The sale is part of a group-wide restructuring led by new Chief Executive Stephen Hester, after losses caused by extreme weather and accounting irregularities at its Irish division hit its finances and prompted the departure of several senior executives.

Insurers considering bids include Sompo Japan Insurance, a unit of NKSJ Holdings Inc (8630.T) as well as France's AXA (AXAF.PA), the people said. Australia's QBE Insurance Group Ltd (QBE.AX) and German insurer Allianz SE (ALVG.DE) are also weighing their options, they added.

RSA, which is being advised by Goldman Sachs Group (GS.N), is expected to kick off the sale process in the coming weeks, one of the people said.

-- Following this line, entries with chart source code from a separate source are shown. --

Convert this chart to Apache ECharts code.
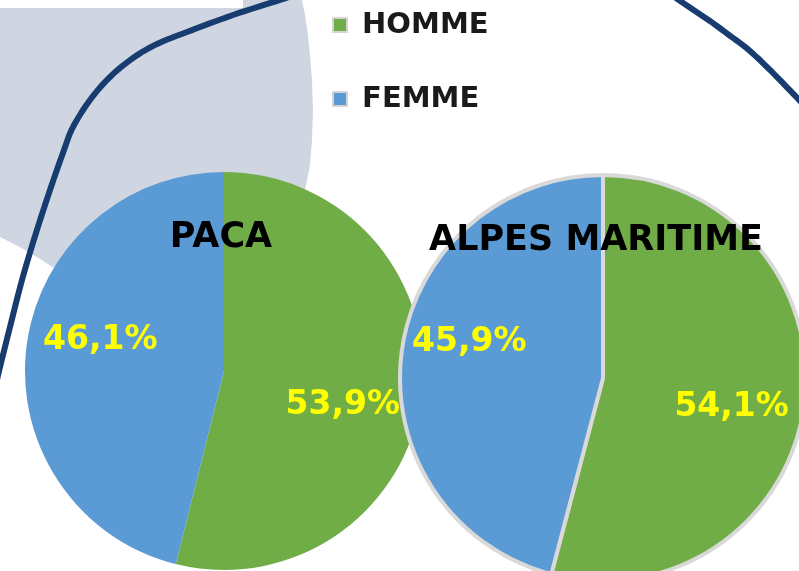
<!DOCTYPE html>
<html>
<head>
<meta charset="utf-8">
<script src="https://cdn.jsdelivr.net/npm/echarts@6/dist/echarts.min.js"></script>
<style>
html,body{margin:0;padding:0;background:#fff;}
#c{width:799px;height:571px;}
</style>
</head>
<body>
<div id="c"></div>
<script>
// ---- data ----
const categories = ['HOMME', 'FEMME'];
const regions = ['PACA', 'ALPES MARITIME'];
const pacaValues = [53.9, 46.1];
const alpesValues = [54.1, 45.9];

// ---- styles ----
const sliceColors = ['#70ad47', '#5b9bd5'];
const FONT = 'DejaVu Sans';
const pacaOffsets = [[17, 22], [-22, -18]];
const alpesOffsets = [[25, 16], [-30, -22]];

function fmt(p) {
  return p.value.toFixed(1).replace('.', ',') + '%';
}
function buildData(values, offsets, extraStyle) {
  return values.map((v, i) => ({
    name: categories[i],
    value: v,
    itemStyle: Object.assign({ color: sliceColors[i] }, extraStyle || {}),
    label: { offset: offsets[i] }
  }));
}

// Catmull-Rom sampling for the decorative background curves
function spline(pts, steps) {
  const out = [];
  for (let i = 0; i < pts.length - 1; i++) {
    const p0 = pts[Math.max(i - 1, 0)], p1 = pts[i], p2 = pts[i + 1], p3 = pts[Math.min(i + 2, pts.length - 1)];
    for (let s = 0; s < steps; s++) {
      const t = s / steps, t2 = t * t, t3 = t2 * t;
      const f = (a, b, c, d) => 0.5 * ((2 * b) + (-a + c) * t + (2 * a - 5 * b + 4 * c - d) * t2 + (-a + 3 * b - 3 * c + d) * t3);
      out.push([f(p0[0], p1[0], p2[0], p3[0]), f(p0[1], p1[1], p2[1], p3[1])]);
    }
  }
  out.push(pts[pts.length - 1]);
  return out;
}

const leftCurve = spline([[292, -4], [280, 0], [233, 15], [187, 32], [157, 44], [133, 58], [110, 77], [90, 100],
  [73, 127], [64, 150], [50, 190], [36, 233], [22, 280], [10, 327], [0, 367], [-4, 384]], 8);
const rightCurve = spline([[673, -4], [692, 9], [710, 21], [729, 35], [750, 51], [774, 74], [803, 104]], 8);

const chart = echarts.init(document.getElementById('c'), null, { renderer: 'canvas' });

const labelStyle = {
  show: true,
  position: 'inside',
  formatter: fmt,
  color: '#ffff00',
  fontFamily: FONT,
  fontWeight: 'bold',
  fontSize: 33
};

chart.setOption({
  animation: false,
  backgroundColor: '#ffffff',
  graphic: [
    {
      type: 'polygon',
      z: 0,
      shape: {
        points: [[0, 8], [243, 8], [243, 0], [302, 0], [305, 15], [308, 35], [310, 55], [312, 80], [313, 110],
                 [312, 140], [310, 165], [305, 190], [290, 212], [54, 268], [40, 259], [25, 250], [12, 243], [0, 237]]
      },
      style: { fill: '#cfd6e2' }
    },
    {
      type: 'polyline',
      z: 1,
      shape: { points: leftCurve },
      style: { stroke: '#173c70', lineWidth: 6, fill: null, lineJoin: 'round' }
    },
    {
      type: 'polyline',
      z: 1,
      shape: { points: rightCurve },
      style: { stroke: '#173c70', lineWidth: 6, fill: null, lineJoin: 'round' }
    }
  ],
  title: [
    {
      text: regions[0],
      left: 221, top: 220, textAlign: 'center', padding: 0,
      textStyle: { fontFamily: FONT, fontWeight: 'bold', fontSize: 35, color: '#000' }
    },
    {
      text: regions[1],
      left: 596, top: 223, textAlign: 'center', padding: 0,
      textStyle: { fontFamily: FONT, fontWeight: 'bold', fontSize: 35, color: '#000' }
    }
  ],
  legend: {
    data: categories,
    orient: 'vertical',
    left: 332, top: 10,
    padding: 0,
    itemWidth: 14, itemHeight: 14,
    itemGap: 44,
    icon: 'rect',
    selectedMode: false,
    formatter: (n) => ' ' + n,
    itemStyle: { borderColor: '#d4d4d4', borderWidth: 2 },
    textStyle: { fontFamily: FONT, fontWeight: 'bold', fontSize: 29, lineHeight: 30, color: '#1a1a1a' }
  },
  series: [
    {
      type: 'pie',
      name: regions[0],
      center: [224, 371],
      radius: 199,
      startAngle: 90,
      clockwise: true,
      emphasis: { disabled: true },
      labelLine: { show: false },
      label: labelStyle,
      data: buildData(pacaValues, pacaOffsets)
    },
    {
      type: 'pie',
      name: regions[1],
      center: [603, 378],
      radius: 203,
      startAngle: 90,
      clockwise: true,
      emphasis: { disabled: true },
      labelLine: { show: false },
      label: labelStyle,
      data: buildData(alpesValues, alpesOffsets, { borderColor: '#d9d9d9', borderWidth: 4 })
    }
  ]
});
</script>
</body>
</html>
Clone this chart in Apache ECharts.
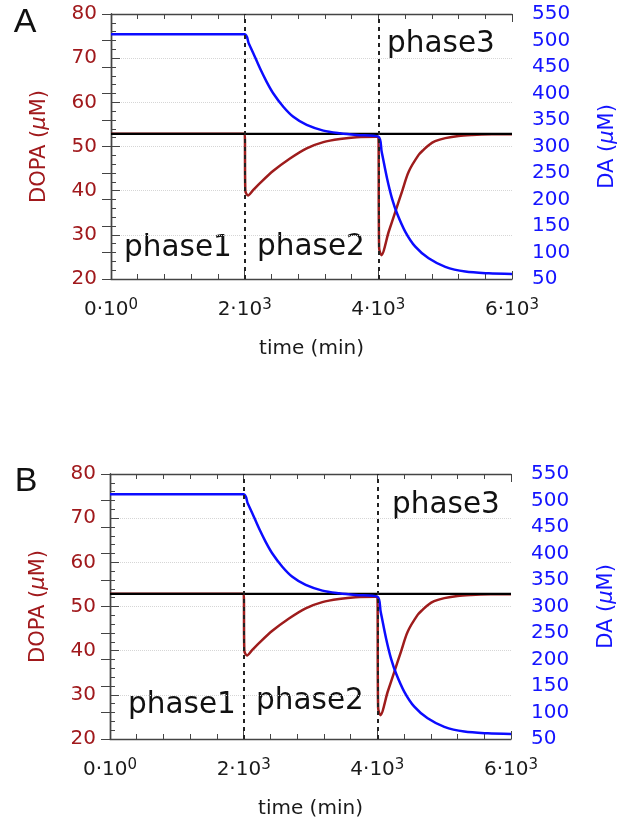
<!DOCTYPE html>
<html>
<head>
<meta charset="utf-8">
<script src="https://cdn.jsdelivr.net/npm/echarts@6/dist/echarts.min.js"></script>
<style>
html,body{margin:0;padding:0;background:#fff;}
#chart{width:618px;height:826px;}
</style>
</head>
<body>
<div id="chart"></div>
<script>
// ---- data (same simulation in panels A and B) ----
const xTicks = [0, 2000, 4000, 6000];
const dopaTicks = [20, 30, 40, 50, 60, 70, 80];
const daTicks = [50, 100, 150, 200, 250, 300, 350, 400, 450, 500, 550];

const dopaTime = [0, 2000, 2010, 2050, 2120, 2229, 2429, 2678, 2928, 3177, 3426, 3676, 3975, 4000, 4012, 4045, 4155, 4254, 4354, 4454, 4603, 4680, 4753, 4850, 5002, 5200, 5401, 5700, 6000];
const dopaVal  = [52.9, 52.9, 40.0, 38.9, 40.0, 41.7, 44.5, 47.3, 49.6, 51.0, 51.7, 52.1, 52.2, 52.2, 27.0, 25.4, 30.7, 35.2, 39.8, 44.3, 48.1, 49.3, 50.3, 51.2, 51.9, 52.4, 52.6, 52.75, 52.8];

const daTime = [0, 2000, 2060, 2129, 2229, 2329, 2429, 2578, 2728, 2928, 3177, 3426, 3676, 4000, 4050, 4130, 4204, 4279, 4404, 4553, 4753, 5002, 5301, 5651, 6000];
const daVal  = [512, 512, 495, 476, 447.5, 422, 400, 375, 356, 340.6, 330, 325, 321.7, 318.5, 290, 240, 202, 174, 139, 111, 89, 73, 64, 60.7, 59.5];

const steadyDopa = 52.85;
const phaseBounds = [2000, 4000];
const phaseNames = ['phase1', 'phase2', 'phase3'];
const panelLetters = ['A', 'B'];

// ---- styling ----
const RED = '#a0191c';
const RED_LINE = '#9e1c1c';
const BLUE = '#1414ff';
const BLUE_LINE = '#0c0cff';
const FRAME = '#444';
const FONT = 'DejaVu Sans';

const zip = (a, b) => a.map((v, i) => [v, b[i]]);

function xLabel(v) {
  if (v === 0) return '{b|0·10}{s|0}';
  return '{b|' + (v / 1000) + '·10}{s|3}';
}

const grids = [
  { left: 111, top: 14, width: 401, height: 265, outerBoundsMode: 'none', containLabel: false },
  { left: 110, top: 474, width: 401, height: 265, outerBoundsMode: 'none', containLabel: false }
];

const xAxes = [], yAxes = [], series = [];
grids.forEach((g, gi) => {
  xAxes.push({
    gridIndex: gi, type: 'value', position: 'bottom',
    min: xTicks[0], max: xTicks[xTicks.length - 1], interval: 2000,
    axisLine: { show: true, lineStyle: { color: FRAME, width: 1.4 } },
    axisTick: { show: true, inside: true, length: 8, lineStyle: { color: FRAME } },
    minorTick: { show: true, splitNumber: 5, length: 5, lineStyle: { color: FRAME } },
    splitLine: { show: false },
    axisLabel: {
      margin: 19, formatter: xLabel,
      rich: {
        b: { fontFamily: FONT, fontSize: 20, color: '#1a1a1a', lineHeight: 24 },
        s: { fontFamily: FONT, fontSize: 15, color: '#1a1a1a', verticalAlign: 'top', lineHeight: 24, padding: [0, 0, 10, 0] }
      }
    },
    name: 'time (min)', nameLocation: 'middle', nameGap: 60,
    nameTextStyle: { fontFamily: FONT, fontSize: 20, color: '#1a1a1a' }
  });
  xAxes.push({
    gridIndex: gi, type: 'value', position: 'top',
    min: xTicks[0], max: xTicks[xTicks.length - 1], interval: 2000,
    axisLine: { show: true, lineStyle: { color: FRAME, width: 1.4 } },
    axisTick: { show: true, inside: true, length: 8, lineStyle: { color: FRAME } },
    minorTick: { show: true, splitNumber: 5, length: 5, lineStyle: { color: FRAME } },
    splitLine: { show: false },
    axisLabel: { show: false }
  });
  yAxes.push({
    gridIndex: gi, type: 'value', position: 'left',
    min: dopaTicks[0], max: dopaTicks[dopaTicks.length - 1], interval: 10,
    axisLine: { show: true, lineStyle: { color: FRAME, width: 1.4 } },
    axisTick: { show: true, inside: true, length: 9, lineStyle: { color: FRAME } },
    minorTick: { show: true, splitNumber: 5, length: 5, lineStyle: { color: FRAME } },
    splitLine: { show: true, lineStyle: { color: '#d6d6d6', type: 'dotted', width: 1 } },
    axisLabel: { margin: 14, fontFamily: FONT, fontSize: 20, color: RED },
    name: 'DOPA ({i|μ}M)', nameLocation: 'middle', nameRotate: 90, nameGap: 61,
    nameTextStyle: { fontFamily: FONT, fontSize: 21, color: RED,
      rich: { i: { fontFamily: FONT, fontSize: 21, color: RED, fontStyle: 'italic' } } }
  });
  yAxes.push({
    gridIndex: gi, type: 'value', position: 'right',
    min: daTicks[0], max: daTicks[daTicks.length - 1], interval: 50,
    axisLine: { show: true, lineStyle: { color: FRAME, width: 1.4 } },
    axisTick: { show: true, inside: true, length: 9, lineStyle: { color: FRAME } },
    splitLine: { show: false },
    axisLabel: { margin: 20, fontFamily: FONT, fontSize: 20, color: BLUE },
    name: 'DA ({i|μ}M)', nameLocation: 'middle', nameRotate: 90, nameGap: 85,
    nameTextStyle: { fontFamily: FONT, fontSize: 21, color: BLUE,
      rich: { i: { fontFamily: FONT, fontSize: 21, color: BLUE, fontStyle: 'italic' } } }
  });

  const xi = gi * 2, yl = gi * 2, yr = gi * 2 + 1;
  series.push({
    type: 'line', xAxisIndex: xi, yAxisIndex: yl, data: zip(dopaTime, dopaVal),
    showSymbol: false, smooth: 0.3,
    lineStyle: { color: RED_LINE, width: 2.5 }, itemStyle: { color: RED_LINE }, z: 2
  });
  series.push({
    type: 'line', xAxisIndex: xi, yAxisIndex: yl,
    data: [[xTicks[0], steadyDopa], [xTicks[xTicks.length - 1], steadyDopa]],
    showSymbol: false, lineStyle: { color: '#000', width: 2.2 }, itemStyle: { color: '#000' }, z: 3,
    markLine: {
      silent: true, symbol: 'none', label: { show: false },
      lineStyle: { color: '#222', type: [4, 4], width: 2 },
      data: phaseBounds.map(v => ({ xAxis: v }))
    }
  });
  series.push({
    type: 'line', xAxisIndex: xi, yAxisIndex: yr, data: zip(daTime, daVal),
    showSymbol: false, smooth: 0.3,
    lineStyle: { color: BLUE_LINE, width: 2.5 }, itemStyle: { color: BLUE_LINE }, z: 4
  });
});

const textStyle = (t, size, fam) => ({ text: t, fontSize: size, fontFamily: fam, fill: '#111', align: 'center', verticalAlign: 'middle' });
const graphic = [
  { type: 'text', x: 25, y: 23, style: textStyle(panelLetters[0], 34, 'Liberation Sans') },
  { type: 'text', x: 26, y: 482, style: textStyle(panelLetters[1], 34, 'Liberation Sans') },
  { type: 'text', x: 178, y: 248, style: textStyle(phaseNames[0], 29.5, FONT) },
  { type: 'text', x: 311, y: 247, style: textStyle(phaseNames[1], 29.5, FONT) },
  { type: 'text', x: 441, y: 44, style: textStyle(phaseNames[2], 29.5, FONT) },
  { type: 'text', x: 182, y: 705, style: textStyle(phaseNames[0], 29.5, FONT) },
  { type: 'text', x: 310, y: 701, style: textStyle(phaseNames[1], 29.5, FONT) },
  { type: 'text', x: 446, y: 505, style: textStyle(phaseNames[2], 29.5, FONT) }
];

const chart = echarts.init(document.getElementById('chart'), null, { renderer: 'canvas' });
chart.setOption({
  animation: false,
  backgroundColor: '#fff',
  grid: grids,
  xAxis: xAxes,
  yAxis: yAxes,
  series: series,
  graphic: graphic
});
</script>
</body>
</html>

RSA declined to comment, as did AXA, Allianz, QBE and Sompo Japan. AXA said it takes an extremely disciplined approach to examining acquisition opportunities but did not specifically reference RSA. Goldman Sachs also declined to comment.

Best known in Britain for its More Than home and motor insurance brand, RSA joins a long list of global insurers to retreat or scale back Asian operations. Aviva (AV.L), ING Groep (ING.AS), American International Group (AIG.N) and New York Life are among prominent insurers that have cut down their Asia exposure since the global financial crisis. At the same, some well-capitalized Asian companies, including AIA Group Ltd (1299.HK) and Canadian insurers Manulife Financial Corp (MFC.TO) and Sun Life Financial Inc (SLF.TO) have snapped up businesses sold by the retreating insurers.

RSA RESTRUCTURING

In Asia, RSA has businesses in Hong Kong, Singapore, China and India but those operations contributed less than 2 percent to net premiums in the first quarter of 2014. That has encouraged the company to focus on core markets, such as the United Kingdom, Ireland and Scandinavia.

Net earned premiums from Asia fell 7 percent in the first quarter of 2014 to 38 million pounds ($64 million). RSA had total net earned premiums of 1.9 billion pounds, according to company filings.

As part of its turnaround, RSA is seeking to raise $2.7 billion in capital, about half of which will come from the sale of non-core operations and money saved from scrapping its dividend, with the rest coming from a rights issue that wrapped up in April.

Asset sales so far include the sale of its Baltics and Poland units.

RSA shares have risen 19.3 percent year to date, broadly in-line with the performance of FTSE 100 Index .FTSE.